Dell Scott (Kevin Hart) is a man out of options, but one who hasn’t quite grasped the true depth of his situation. He’s broke, homeless and divorced, and he’s now a neglectful father and a freshly paroled ex-con without a job. When his tired charms fail to hoodwink his parole officer, Dell takes the only path presented to him — a curious job as a live-in caregiver. His new boss Phillip (Bryan Cranston) is a fabulously wealthy writer who suffered a tragic injury that left him paralyzed from the neck down and in need of constant care. The big mystery is why Phillip would want Dell for the job at all. The only person whom Dell has ever taken care of is Dell, and he hasn’t exactly excelled in that role to date — a reality continually harped on by Phillip’s business assistant Yvonne (Nicole Kidman).
This improbable partnership may seem ill-fated, but it just may be the perfect prescription for both men.
This is a remake of the beloved 2011 French film The Intouchables, which itself was based on the memoir of one of its main characters. So, yes, this is based on a true story, but it’s now one step further away from its origin about a French quadriplegic and his French-Algerian caregiver.
That Hollywood would choose to remake that film is doubly surprising. First, the original version was so well done that it seems almost sacrilegious to risk dulling its brilliance. I’m still trying to forget the Vince Vaughn disaster Delivery Man — an entirely forgettable, regrettable and unnecessary remake of 2011’s amazing film Starbuck. Second, we live in an era that’s extremely sensitive to plots of this type where it appears that a black man can only find his way with the help of a willing white man. This exact argument is still being debated with respect to 2018’s Green Book. Even the original film raised similar concerns. Is this film racist? I don’t think so. The story is about two men, both on the rebound from deep setbacks and neither a stranger to humiliation. Each is able to see the world in a new way because of the other’s unique perspective. Both characters gain equally from their experience. Dell’s character is the one with whom we connect the most and the one who experiences the deepest character development.

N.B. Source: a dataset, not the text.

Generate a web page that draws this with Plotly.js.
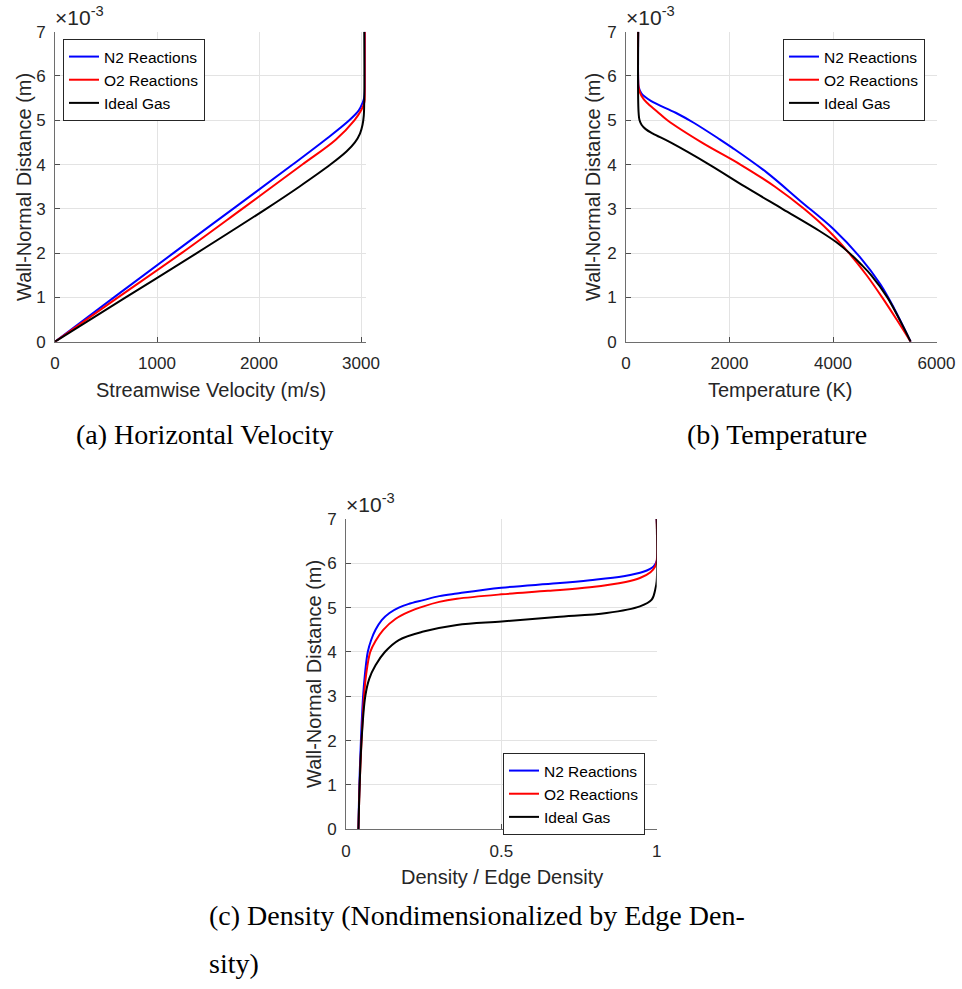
<!DOCTYPE html>
<html>
<head>
<meta charset="utf-8">
<script src="https://cdn.plot.ly/plotly-3.0.1.min.js"></script>
<style>
  html, body { margin: 0; padding: 0; background: #ffffff; }
  #fig { width: 962px; height: 989px; }
</style>
</head>
<body>
<div id="fig"></div>
<script>
// Boundary-layer profiles; wall-normal distance in units of 1e-3 m.
const seriesNames = ['N2 Reactions', 'O2 Reactions', 'Ideal Gas'];
const seriesColors = ['#0000ff', '#ff0000', '#000000'];

// (a) Streamwise velocity (m/s)
const velY_N2 = [0, 1, 2, 3, 4, 4.56, 5.0, 5.23, 5.39, 5.5, 5.65, 7];
const velU_N2 = [0, 578, 1160, 1745, 2330, 2650, 2885, 2980, 3015, 3030, 3038, 3038];
const velY_O2 = [0, 1, 2, 3, 4, 4.56, 5.0, 5.23, 5.4, 5.55, 5.75, 7];
const velU_O2 = [0, 618, 1240, 1835, 2425, 2752, 2935, 3003, 3033, 3043, 3046, 3046];
const velY_IG = [0, 1, 2, 3, 3.5, 4.0, 4.3, 4.5, 4.7, 4.9, 5.1, 5.4, 7];
const velU_IG = [0, 693, 1390, 2070, 2395, 2700, 2860, 2940, 2990, 3015, 3027, 3032, 3032];

// (b) Temperature (K)
const tempY_N2 = [0, 0.768, 1.295, 1.898, 2.538, 3.178, 3.818, 4.383, 4.57, 4.95, 5.17, 5.437, 5.6, 5.75, 5.9, 7];
const tempT_N2 = [5500, 5174, 4916, 4529, 4013, 3368, 2723, 2050, 1810, 1300, 960, 480, 300, 245, 236, 235];
const tempY_O2 = [0, 0.5, 1.0, 1.5, 2.0, 2.5, 3.0, 3.5, 4.0, 4.5, 5.0, 5.2, 5.4, 5.55, 5.7, 5.85, 7];
const tempT_O2 = [5500, 5230, 4950, 4650, 4310, 3920, 3440, 2880, 2210, 1460, 800, 600, 400, 300, 250, 237, 235];
const tempY_IG = [0, 0.5, 1.0, 1.5, 1.75, 2.0, 2.25, 2.5, 3.0, 3.5, 4.0, 4.5, 4.7, 4.8, 4.9, 5.0, 5.2, 7];
const tempT_IG = [5500, 5285, 5050, 4740, 4540, 4320, 4060, 3740, 3020, 2300, 1610, 860, 520, 380, 300, 262, 242, 236];

// (c) Density / edge density
const densY_N2 = [0, 1, 2, 3, 3.5, 4.0, 4.27, 4.5, 4.72, 4.88, 5.0, 5.08, 5.17, 5.26, 5.32, 5.45, 5.55, 5.62, 5.71, 5.81, 5.93, 6.05, 7];
const densR_N2 = [0.040, 0.043, 0.048, 0.055, 0.061, 0.070, 0.081, 0.095, 0.115, 0.140, 0.170, 0.200, 0.249, 0.300, 0.357, 0.500, 0.678, 0.785, 0.893, 0.957, 0.990, 1.0, 1.0];
const densY_O2 = [0, 1, 2, 3, 3.5, 4.0, 4.25, 4.5, 4.75, 4.9, 5.03, 5.13, 5.2, 5.3, 5.38, 5.46, 5.58, 5.67, 5.8, 5.93, 6.05, 7];
const densR_O2 = [0.040, 0.044, 0.050, 0.058, 0.065, 0.078, 0.095, 0.120, 0.160, 0.200, 0.250, 0.300, 0.357, 0.500, 0.650, 0.785, 0.900, 0.946, 0.980, 0.995, 1.0, 1.0];
const densY_IG = [0, 1, 2, 3, 3.4, 3.7, 4.0, 4.27, 4.46, 4.61, 4.69, 4.79, 4.88, 5.03, 5.18, 5.40, 5.6, 7];
const densR_IG = [0.040, 0.044, 0.050, 0.062, 0.075, 0.095, 0.125, 0.170, 0.249, 0.357, 0.501, 0.678, 0.839, 0.946, 0.984, 0.995, 1.0, 1.0];

// Tick labels
const yTicks = [0, 1, 2, 3, 4, 5, 6, 7];
const velTicks = [0, 1000, 2000, 3000];
const tempTicks = [0, 2000, 4000, 6000];
const densTicks = [0, 0.5, 1];
const densTickText = ['0', '0.5', '1'];

const W = 962, H = 989;
const px = v => v / W;
const py = v => 1 - v / H;

const sans = 'Liberation Sans, Arial, Helvetica, sans-serif';
const serif = 'Liberation Serif, Times New Roman, serif';
const ink = '#262626';

function axisBase(extra) {
  return Object.assign({
    showline: true, linecolor: '#6e6e6e', linewidth: 1, mirror: false,
    ticks: 'inside', ticklen: 5, tickwidth: 1, tickcolor: '#4d4d4d',
    showgrid: true, gridcolor: '#e3e3e3', gridwidth: 1,
    zeroline: false, fixedrange: true,
    tickfont: { family: sans, size: 17, color: ink }
  }, extra);
}

function trace(x, y, i, xa, ya, leg) {
  return {
    x: x, y: y, type: 'scatter', mode: 'lines', name: seriesNames[i],
    xaxis: xa, yaxis: ya, legend: leg,
    line: { color: seriesColors[i], width: 2, shape: 'spline', smoothing: 1 }
  };
}

const data = [
  trace(velU_N2, velY_N2, 0, 'x', 'y', 'legend'),
  trace(velU_O2, velY_O2, 1, 'x', 'y', 'legend'),
  trace(velU_IG, velY_IG, 2, 'x', 'y', 'legend'),
  trace(tempT_N2, tempY_N2, 0, 'x2', 'y2', 'legend2'),
  trace(tempT_O2, tempY_O2, 1, 'x2', 'y2', 'legend2'),
  trace(tempT_IG, tempY_IG, 2, 'x2', 'y2', 'legend2'),
  trace(densR_N2, densY_N2, 0, 'x3', 'y3', 'legend3'),
  trace(densR_O2, densY_O2, 1, 'x3', 'y3', 'legend3'),
  trace(densR_IG, densY_IG, 2, 'x3', 'y3', 'legend3')
];

const topDom = [py(341.7), py(31.7)];
const botDom = [py(829.3), py(519)];

function legendBox(x, y) {
  return {
    x: px(x), y: py(y), xanchor: 'left', yanchor: 'top',
    bgcolor: '#ffffff', bordercolor: ink, borderwidth: 1,
    font: { family: sans, size: 15.5, color: '#000000' },
    tracegroupgap: 0, itemwidth: 30
  };
}

function ann(text, x, y, opts) {
  return Object.assign({
    text: text, x: px(x), y: py(y), xref: 'paper', yref: 'paper',
    showarrow: false, xanchor: 'center', yanchor: 'middle',
    font: { family: sans, size: 20, color: ink }
  }, opts || {});
}

const expFont = { family: sans, size: 21, color: ink };
const capFont = { family: serif, size: 28, color: '#000000' };

const layout = {
  width: W, height: H,
  margin: { l: 0, r: 0, t: 0, b: 0 },
  paper_bgcolor: '#ffffff', plot_bgcolor: '#ffffff',
  showlegend: true,
  xaxis: axisBase({ domain: [px(55), px(365.7)], range: [0, 3046], tickvals: velTicks, anchor: 'y', ticklabelstandoff: 6 }),
  yaxis: axisBase({ domain: topDom, range: [0, 7], tickvals: yTicks, anchor: 'x', ticklabelstandoff: 5 }),
  xaxis2: axisBase({ domain: [px(626), px(936.5)], range: [0, 6000], tickvals: tempTicks, anchor: 'y2', ticklabelstandoff: 6 }),
  yaxis2: axisBase({ domain: topDom, range: [0, 7], tickvals: yTicks, anchor: 'x2', ticklabelstandoff: 5 }),
  xaxis3: axisBase({ domain: [px(346), px(656.7)], range: [0, 1], tickvals: densTicks, ticktext: densTickText, anchor: 'y3', ticklabelstandoff: 6 }),
  yaxis3: axisBase({ domain: botDom, range: [0, 7], tickvals: yTicks, anchor: 'x3', ticklabelstandoff: 5 }),
  legend: legendBox(63, 39),
  legend2: legendBox(783, 39),
  legend3: legendBox(503, 753),
  annotations: [
    // exponent labels on the y axes
    ann('×10<sup>-3</sup>', 53, 31, { xanchor: 'left', yanchor: 'bottom', font: expFont }),
    ann('×10<sup>-3</sup>', 624, 31, { xanchor: 'left', yanchor: 'bottom', font: expFont }),
    ann('×10<sup>-3</sup>', 344, 518, { xanchor: 'left', yanchor: 'bottom', font: expFont }),
    // axis titles
    ann('Streamwise Velocity (m/s)', 211, 390),
    ann('Temperature (K)', 780, 390),
    ann('Density / Edge Density', 501.5, 877),
    ann('Wall-Normal Distance (m)', 24, 187, { textangle: -90 }),
    ann('Wall-Normal Distance (m)', 593, 187, { textangle: -90 }),
    ann('Wall-Normal Distance (m)', 314, 674, { textangle: -90 }),
    // sub-figure captions
    ann('(a) Horizontal Velocity', 205, 434, { font: capFont }),
    ann('(b) Temperature', 777, 434, { font: capFont }),
    ann('(c) Density (Nondimensionalized by Edge Den-', 207, 915, { xanchor: 'left', font: capFont }),
    ann('sity)', 207, 963, { xanchor: 'left', font: capFont })
  ]
};

Plotly.newPlot('fig', data, layout, { displayModeBar: false, staticPlot: true });
</script>
</body>
</html>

The Upside is not quite on par with The Intouchables, but it’s still surprisingly effective in its own right. Hart and Cranston are flawlessly cast, and I’d love to see more of their chemistry. Yes, the plot is full of clichés, but they work here. The one-liners — mainly from Hart, but not entirely — hit the funny bone every time. Its more touching moments feel genuine and sneak up on us when we least expect. It’s a lighthearted appetizer that deftly entices us into a surprisingly meaty entree, leaving us fulfilled and smiling.